You know, we’ve had plenty of polite “no thank you”s because we’ll send them a video of our Fatalties and go, “Oh, by the way, this is what’s going to happen to your characters.” Some of them just go “nope,” and then that’s the end of the discussion. But usually, when it’s something like Freddy Krueger or Jason or Texas Chainsaw Massacre, they’re like, “Yeah, we’ve done that before, so no big deal.” And that’s why we’ve seen a lot of horror movies, or Alien, RoboCop, Terminator, Rambo, all of those. And again, it’s like I was saying before, we’re children of the ’80s, and so that’s the kind of stuff we grew up on.
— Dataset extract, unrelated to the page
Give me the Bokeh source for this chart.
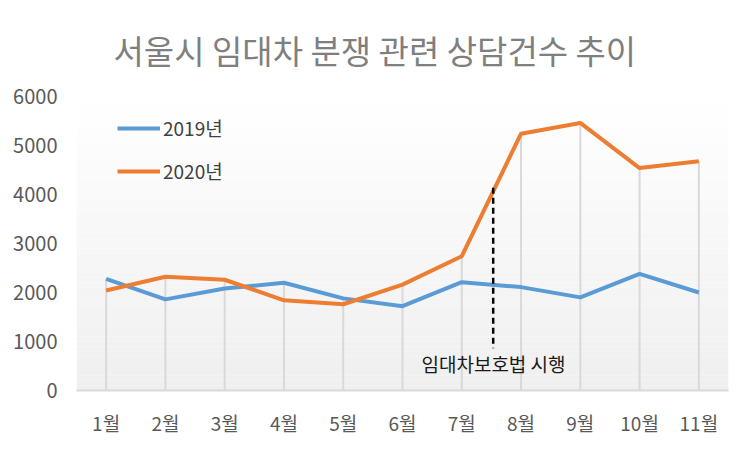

One of the big things these newer games do is the X-ray moves, which allow you to perform these flashy attacks that almost seem like finishing moves, but they’re in a match and just do a lot of damage. Where did this idea come from, and how did you implement it in a way that felt balanced within the gameplay?
It was actually a number of movies, and even there was a game called Blitz: The League that Midway had done, and they had these moves that were similar to these X-ray moves, where you go inside the body, and it would break, and it was very visceral. So, it was inspired by a number of other games or something we’d see in the movies. It was kind of like the Mortal Kombat version of that, where you actually see the bone breaking. You know, it took a decent amount of time for us to choreograph the feel of that and develop the tech for all that, and it turned out great. I mean, to this day, we’re showing the insides of your opponents just to keep things really visceral.
It has been a while since we’ve gotten some big news on the Mortal Kombat front. Are you able to tease more about when fans can expect to hear more about the future of the series?
I wish. I wish I could. I’ll tell you what: On Twitter, I’ll make a comment that has nothing to do with Mortal Kombat, and 75 percent of the responses are, “When’s Mortal Kombat 12? When’s Injustice 3?” “What’s our next game,” basically. As much as I’d love to reveal what we’re planning, I think part of the fun is our campaign. When we first launch the tease, then we show an announce video, then we show gameplay. Players love that, and I think if we just blurted out verbally, it would just kind of ruin the party. It’s like somebody revealing that there’s a surprise party on Friday at 7 o’clock at this person’s house. Then it’s not a surprise anymore.
We last received a new Mortal Kombat game in the form of Mortal Kombat 11 in 2019. In 2020, that game received a major expansion called Aftermath, which added new stages, characters, and a second story.